Plotting code records:
::::

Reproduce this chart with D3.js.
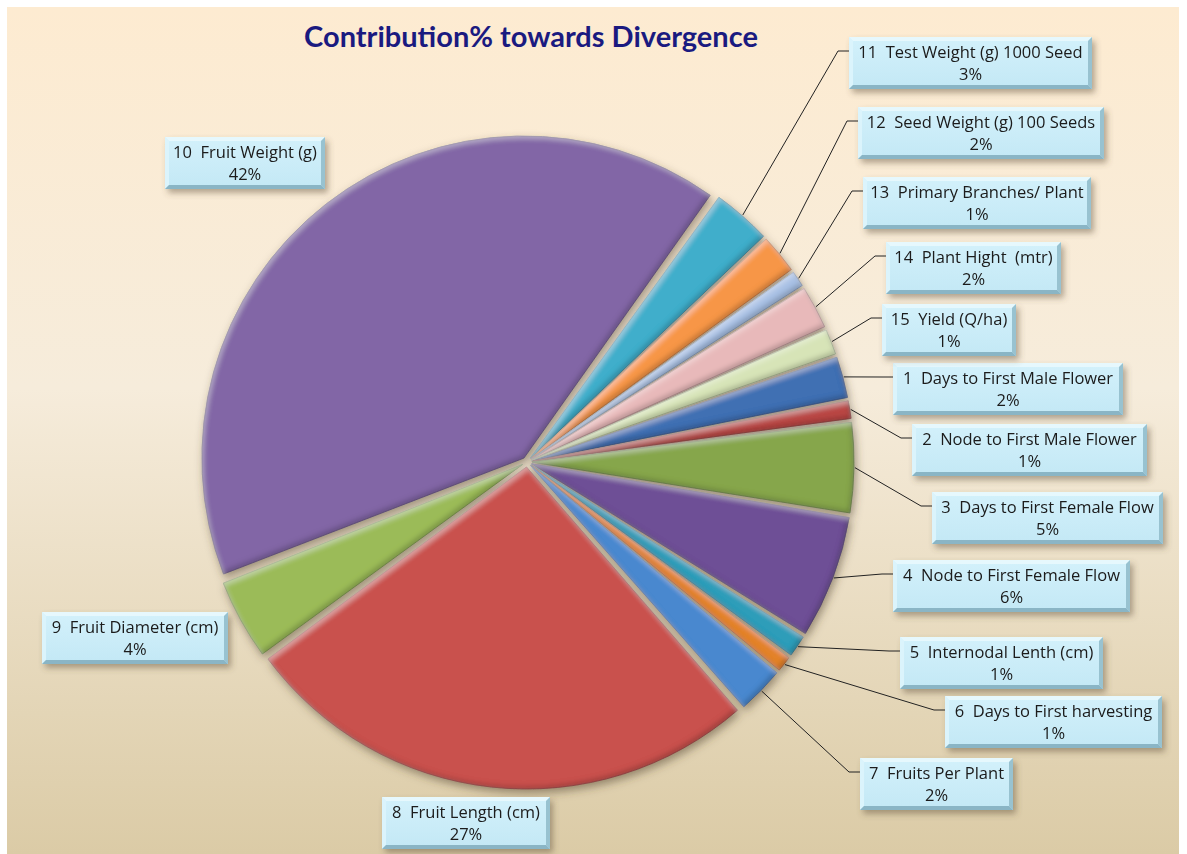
<!DOCTYPE html>
<html>
<head>
<meta charset="utf-8">
<script src="https://cdn.jsdelivr.net/npm/d3@7"></script>
<style>
  body { margin: 0; background: #fff; }
  svg { display: block; font-family: "Open Sans", Lato, sans-serif; }
  text { white-space: pre; }
</style>
</head>
<body>
<div id="chart"></div>
<script>
const width = 1187,
    height = 854;

// chart data (slice order 1..15, clockwise)
const categories = [
  "1  Days to First Male Flower", "2  Node to First Male Flower", "3  Days to First Female Flow",
  "4  Node to First Female Flow", "5  Internodal Lenth (cm)", "6  Days to First harvesting",
  "7  Fruits Per Plant", "8  Fruit Length (cm)", "9  Fruit Diameter (cm)", "10  Fruit Weight (g)",
  "11  Test Weight (g) 1000 Seed", "12  Seed Weight (g) 100 Seeds", "13  Primary Branches/ Plant",
  "14  Plant Hight  (mtr)", "15  Yield (Q/ha)"
];
const values = [2.1, 0.9, 4.6, 6.3, 1.1, 0.8, 2.4, 26.8, 4.1, 41.6, 3.0, 2.0, 0.8, 2.2, 1.3];
const colors = ["#3f6fb3", "#b94744", "#86a64b", "#6e5096", "#2d9db9", "#e3822c", "#4a88cf",
  "#c9514e", "#9bbb59", "#8266a6", "#41aecb", "#f79646", "#a7c0e4", "#e8b9ba", "#d7e4b7"];
const title = "Contribution% towards Divergence";

// where each callout box sits: [left, top, width]
const boxLayout = [
  [893, 363, 230], [912, 424, 235], [932, 492, 231], [893, 560, 237], [900, 637, 203],
  [945, 696, 217], [860, 758, 153], [382, 797, 168], [42, 612, 186], [165, 137, 160],
  [849, 37, 243], [858, 107, 246], [863, 177, 228], [886, 242, 175], [882, 304, 134]
];
const noLeader = [7, 8, 9]; // left side labels have no leader line

const cx = 527, cy = 462, R = 322, explode = 5;
const boxH = 52;

const svg = d3.select("#chart")
    .append("svg")
    .attr("width", width)
    .attr("height", height);

const defs = svg.append("defs");

const bg = defs.append("linearGradient").attr("id", "bg")
    .attr("x1", 0).attr("y1", 0).attr("x2", 0).attr("y2", 1);
bg.append("stop").attr("offset", 0).attr("stop-color", "#fdebd1");
bg.append("stop").attr("offset", 0.45).attr("stop-color", "#f6ecdb");
bg.append("stop").attr("offset", 1).attr("stop-color", "#dbcba6");

const face = defs.append("linearGradient").attr("id", "face")
    .attr("x1", 0).attr("y1", 0).attr("x2", 0).attr("y2", 1);
face.append("stop").attr("offset", 0).attr("stop-color", "#d3f1fb");
face.append("stop").attr("offset", 1).attr("stop-color", "#c3e8f5");

// bevel look for slices
defs.append("filter").attr("id", "bevel")
    .attr("x", "-10%").attr("y", "-10%").attr("width", "120%").attr("height", "120%")
    .html(`
      <feComponentTransfer in="SourceAlpha" result="inv"><feFuncA type="table" tableValues="1 0"/></feComponentTransfer>
      <feGaussianBlur in="inv" stdDeviation="2.5" result="invBlur"/>
      <feOffset in="invBlur" dx="-2" dy="-3" result="offDark"/>
      <feFlood flood-color="#000" flood-opacity="0.4"/>
      <feComposite in2="offDark" operator="in" result="dark"/>
      <feOffset in="invBlur" dx="2" dy="2.5" result="offLight"/>
      <feFlood flood-color="#fff" flood-opacity="0.3"/>
      <feComposite in2="offLight" operator="in" result="light"/>
      <feMerge result="edges"><feMergeNode in="dark"/><feMergeNode in="light"/></feMerge>
      <feComposite in="edges" in2="SourceAlpha" operator="in" result="edgesIn"/>
      <feMerge><feMergeNode in="SourceGraphic"/><feMergeNode in="edgesIn"/></feMerge>`);

defs.append("filter").attr("id", "pieShadow")
    .attr("x", "-10%").attr("y", "-10%").attr("width", "120%").attr("height", "120%")
    .html(`<feDropShadow dx="2" dy="4" stdDeviation="4" flood-color="#4a3a28" flood-opacity="0.5"/>`);

defs.append("filter").attr("id", "boxShadow")
    .attr("x", "-10%").attr("y", "-20%").attr("width", "125%").attr("height", "150%")
    .html(`<feDropShadow dx="3" dy="4" stdDeviation="3" flood-color="#5a4a36" flood-opacity="0.45"/>`);

// background
svg.append("rect")
    .attr("x", 7).attr("y", 7)
    .attr("width", 1172).attr("height", height - 7)
    .attr("fill", "url(#bg)");

svg.append("text")
    .attr("x", 531).attr("y", 47)
    .attr("text-anchor", "middle")
    .attr("font-family", "Lato, 'Open Sans', sans-serif")
    .attr("font-size", 29)
    .attr("font-weight", "bold")
    .attr("fill", "#1a1a80")
    .text(title);

// pie
const start = 71 * Math.PI / 180;
const pie = d3.pie().sort(null).value(d => d)
    .startAngle(start).endAngle(start + 2 * Math.PI)
    .padAngle(3 / R);
const arcs = pie(values);
const arc = d3.arc().innerRadius(0).outerRadius(R);
const mid = d => (d.startAngle + d.endAngle) / 2;

const pieG = svg.append("g").attr("filter", "url(#pieShadow)");
pieG.selectAll("path")
    .data(arcs)
    .join("path")
    .attr("transform", d => `translate(${cx + explode * Math.sin(mid(d))},${cy - explode * Math.cos(mid(d))})`)
    .attr("d", arc)
    .attr("fill", (d, i) => colors[i])
    .attr("stroke", (d, i) => d3.color(colors[i]).darker(0.7))
    .attr("stroke-width", 0.8)
    .attr("filter", "url(#bevel)");

// leader lines
const total = d3.sum(values);
svg.append("g")
    .selectAll("path")
    .data(arcs.filter((d, i) => !noLeader.includes(i)))
    .join("path")
    .attr("d", d => {
      const i = d.index, b = boxLayout[i], a = mid(d), r = R + explode + 1;
      const x0 = cx + r * Math.sin(a), y0 = cy - r * Math.cos(a);
      const yb = b[1] + 14;
      return `M${x0},${y0}L${b[0] - 11},${yb}L${b[0]},${yb}`;
    })
    .attr("fill", "none")
    .attr("stroke", "#222")
    .attr("stroke-width", 1);

// callout boxes
const boxes = svg.append("g")
    .selectAll("g")
    .data(arcs)
    .join("g")
    .attr("filter", "url(#boxShadow)")
    .attr("transform", d => `translate(${boxLayout[d.index][0]},${boxLayout[d.index][1]})`);

const bv = 4;
boxes.append("rect")
    .attr("width", d => boxLayout[d.index][2]).attr("height", boxH)
    .attr("fill", "url(#face)");
boxes.append("path") // top edge
    .attr("d", d => { const w = boxLayout[d.index][2]; return `M0,0H${w}L${w - bv},${bv}H${bv}Z`; })
    .attr("fill", "#e6f8fd");
boxes.append("path") // left edge
    .attr("d", d => `M0,0L${bv},${bv}V${boxH - bv}L0,${boxH}Z`)
    .attr("fill", "#dbf4fc");
boxes.append("path") // right edge
    .attr("d", d => { const w = boxLayout[d.index][2]; return `M${w},0V${boxH}L${w - bv},${boxH - bv}V${bv}Z`; })
    .attr("fill", "#98c2d0");
boxes.append("path") // bottom edge
    .attr("d", d => { const w = boxLayout[d.index][2]; return `M0,${boxH}L${bv},${boxH - bv}H${w - bv}L${w},${boxH}Z`; })
    .attr("fill", "#8ab5c5");

boxes.append("text")
    .attr("x", d => boxLayout[d.index][2] / 2)
    .attr("y", 21)
    .attr("text-anchor", "middle")
    .attr("font-size", 16.5)
    .attr("fill", "#1a1a1a")
    .text(d => categories[d.index]);

boxes.append("text")
    .attr("x", d => boxLayout[d.index][2] / 2)
    .attr("y", 43)
    .attr("text-anchor", "middle")
    .attr("font-size", 16.5)
    .attr("fill", "#1a1a1a")
    .text(d => Math.round(d.value / total * 100) + "%");
</script>
</body>
</html>
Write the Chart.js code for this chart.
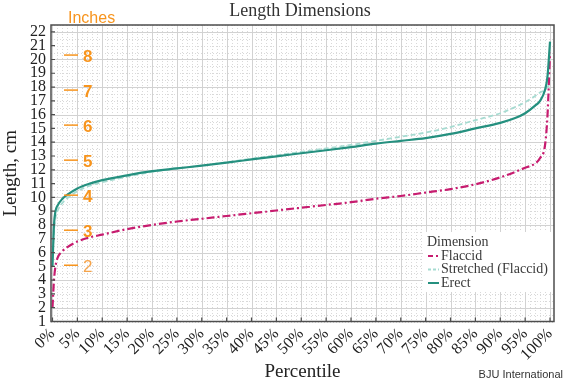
<!DOCTYPE html>
<html>
<head>
<meta charset="utf-8">
<script src="https://cdn.jsdelivr.net/npm/chart.js@4"></script>
<style>
  html, body { margin: 0; padding: 0; background: #fff; }
  #grafico { display: block; }
</style>
</head>
<body>
<canvas id="grafico" width="570" height="384"></canvas>
<script>
const percentiles = [0, 0.3, 0.6, 1, 2, 3, 5, 7.5, 10, 15, 20, 25, 30, 35, 40, 45, 50,
    55, 60, 65, 70, 75, 80, 85, 90, 93, 95, 97, 98, 99, 99.5, 100];

// lengths in cm
const flaccid = [2.0, 4.0, 5.0, 5.6, 6.1, 6.4, 6.8, 7.1, 7.3, 7.7, 8.0, 8.25, 8.45, 8.65, 8.85, 9.05, 9.25,
    9.45, 9.65, 9.9, 10.1, 10.35, 10.6, 10.95, 11.45, 11.85, 12.15, 12.45, 12.85, 13.8, 16.0, 20.5];
const stretched = [5.5, 7.5, 8.5, 9.0, 9.6, 9.95, 10.45, 10.85, 11.1, 11.5, 11.85, 12.1, 12.3, 12.55, 12.8, 13.05, 13.3,
    13.55, 13.8, 14.1, 14.4, 14.7, 15.1, 15.6, 16.1, 16.55, 16.9, 17.35, 17.6, 17.8, 18.0, 18.2];
const erect = [5.0, 8.0, 9.0, 9.4, 9.9, 10.2, 10.65, 11.0, 11.25, 11.6, 11.9, 12.1, 12.3, 12.52, 12.75, 12.98, 13.2,
    13.42, 13.65, 13.9, 14.1, 14.3, 14.6, 15.0, 15.4, 15.75, 16.1, 16.65, 17.0, 17.8, 18.8, 21.3];

const inchMarks = [2, 3, 4, 5, 6, 7, 8];
const legendLabels = ['Flaccid', 'Stretched (Flaccid)', 'Erect'];

const serif = "'Liberation Serif', 'DejaVu Serif', serif";
const sans = "'Liberation Sans', Arial, sans-serif";
const orange = '#f7941d';

const pontos = vals => percentiles.map((p, i) => ({ x: p, y: vals[i] }));

// grid: solid every 5% / 2 cm, dotted every 1% / 0.5 cm
const grade = {
    id: 'grade',
    beforeDatasetsDraw(chart) {
        const { ctx, chartArea: a, scales: { x, y } } = chart;
        ctx.save();
        ctx.lineWidth = 1;
        ctx.strokeStyle = '#d9d9d9';
        ctx.setLineDash([1, 2]);
        ctx.beginPath();
        for (let p = 0; p <= 100; p++) {
            if (p % 5 === 0) continue;
            const px = Math.round(x.getPixelForValue(p)) + 0.5;
            ctx.moveTo(px, a.top); ctx.lineTo(px, a.bottom);
        }
        for (let v = 1; v <= 22.5; v += 0.5) {
            if (v % 2 === 0) continue;
            const py = Math.round(y.getPixelForValue(v)) + 0.5;
            ctx.moveTo(a.left, py); ctx.lineTo(a.right, py);
        }
        ctx.stroke();
        ctx.setLineDash([]);
        ctx.strokeStyle = '#d2d2d2';
        ctx.beginPath();
        for (let p = 0; p <= 100; p += 5) {
            const px = Math.round(x.getPixelForValue(p)) + 0.5;
            ctx.moveTo(px, a.top); ctx.lineTo(px, a.bottom);
        }
        for (let v = 2; v <= 22; v += 2) {
            const py = Math.round(y.getPixelForValue(v)) + 0.5;
            ctx.moveTo(a.left, py); ctx.lineTo(a.right, py);
        }
        ctx.stroke();
        ctx.restore();
    },
    afterDatasetsDraw(chart) {
        const { ctx, chartArea: a, scales: { x, y } } = chart;
        ctx.save();

        // legend box
        ctx.fillStyle = '#fff';
        ctx.fillRect(423, 232, a.right - 423, 60);
        ctx.fillStyle = '#3a3a3a';
        ctx.font = '14px ' + serif;
        ctx.textBaseline = 'middle';
        ctx.fillText('Dimension', 427, 242);
        const ds = chart.data.datasets;
        legendLabels.forEach((lbl, i) => {
            const ly = 256 + i * 13.5;
            ctx.strokeStyle = ds[i].borderColor;
            ctx.lineWidth = 2;
            ctx.setLineDash(i === 1 ? [3, 2] : []);
            ctx.beginPath();
            ctx.moveTo(428, ly); ctx.lineTo(i === 0 ? 433 : 439, ly);
            ctx.stroke();
            if (i === 0) { ctx.beginPath(); ctx.moveTo(436, ly); ctx.lineTo(438, ly); ctx.stroke(); }
            ctx.setLineDash([]);
            ctx.fillStyle = '#3a3a3a';
            ctx.fillText(lbl, 441, ly);
        });

        // frame + inward ticks
        ctx.strokeStyle = '#4d4d4d';
        ctx.lineWidth = 1.5;
        ctx.strokeRect(a.left, a.top, a.right - a.left, a.bottom - a.top);
        ctx.lineWidth = 1.2;
        ctx.beginPath();
        for (let v = 1; v <= 22; v++) {
            const py = y.getPixelForValue(v);
            ctx.moveTo(a.left, py); ctx.lineTo(a.left + 4, py);
        }
        for (let p = 0; p <= 100; p += 5) {
            const px = x.getPixelForValue(p);
            ctx.moveTo(px, a.bottom); ctx.lineTo(px, a.bottom - 4);
        }
        ctx.stroke();
        ctx.restore();
    },
    afterDraw(chart) {
        const { ctx, scales: { y } } = chart;
        ctx.save();
        ctx.fillStyle = '#333';
        ctx.font = '18px ' + serif;
        ctx.textAlign = 'center';
        ctx.textBaseline = 'middle';
        ctx.fillText('Length Dimensions', 300, 11);

        // inch scale overlay
        ctx.textAlign = 'left';
        ctx.fillStyle = orange;
        ctx.font = '16px ' + sans;
        ctx.fillText('Inches', 68, 19);
        inchMarks.forEach(inch => {
            const py = y.getPixelForValue(inch * 2.54);
            ctx.strokeStyle = orange;
            ctx.lineWidth = 1.5;
            ctx.beginPath();
            ctx.moveTo(64, py); ctx.lineTo(78, py);
            ctx.stroke();
            ctx.fillStyle = inch === 2 ? '#f5a34a' : orange;
            ctx.font = (inch === 2 ? '' : 'bold ') + '17px ' + sans;
            ctx.fillText(String(inch), 83, py + 2);
        });

        ctx.fillStyle = '#333';
        ctx.font = '11px ' + sans;
        ctx.textAlign = 'right';
        ctx.fillText('BJU International', 563, 375);
        ctx.restore();
    }
};

new Chart(document.getElementById('grafico'), {
    type: 'line',
    data: {
        datasets: [{
            label: 'Flaccid',
            data: pontos(flaccid),
            borderColor: '#c71c6f',
            borderWidth: 2.2,
            borderDash: [8, 3, 2, 3],
            order: 2
        }, {
            label: 'Stretched (Flaccid)',
            data: pontos(stretched),
            borderColor: '#a6dbd1',
            borderWidth: 1.8,
            borderDash: [5, 3],
            order: 1
        }, {
            label: 'Erect',
            data: pontos(erect),
            borderColor: '#25907f',
            borderWidth: 2.2,
            order: 0
        }]
    },
    options: {
        responsive: false,
        animation: false,
        events: [],
        elements: {
            point: { radius: 0 },
            line: { cubicInterpolationMode: 'monotone', fill: false }
        },
        layout: { padding: { top: 25, right: 16, left: 0, bottom: 0 } },
        plugins: {
            legend: { display: false },
            title: { display: false },
            tooltip: { enabled: false }
        },
        scales: {
            x: {
                type: 'linear',
                min: -0.3,
                max: 100.8,
                grid: { display: false, drawTicks: false },
                border: { display: false },
                ticks: {
                    stepSize: 5,
                    includeBounds: false,
                    autoSkip: false,
                    maxRotation: 45,
                    minRotation: 45,
                    padding: 3,
                    color: '#222',
                    font: { family: serif, size: 16 },
                    callback: v => v + '%'
                },
                title: {
                    display: true,
                    text: 'Percentile',
                    color: '#222',
                    font: { family: serif, size: 19 },
                    padding: { top: 0, bottom: 1 }
                },
                afterFit: s => { s.height = 62.5; }
            },
            y: {
                min: 1,
                max: 22.5,
                grid: { display: false, drawTicks: false },
                border: { display: false },
                ticks: {
                    stepSize: 1,
                    includeBounds: false,
                    autoSkip: false,
                    padding: 5,
                    color: '#222',
                    font: { family: serif, size: 16 }
                },
                title: {
                    display: true,
                    text: 'Length, cm',
                    color: '#222',
                    font: { family: serif, size: 19 },
                    padding: { top: 0, bottom: 0 }
                },
                afterFit: s => { s.width = 51; }
            }
        }
    },
    plugins: [grade]
});
</script>
</body>
</html>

::::

- Exercise instructions: Copy every line in the records above that contains the word "this".

- Answer below:
Reproduce this chart with D3.js.
Write the Chart.js code for this chart.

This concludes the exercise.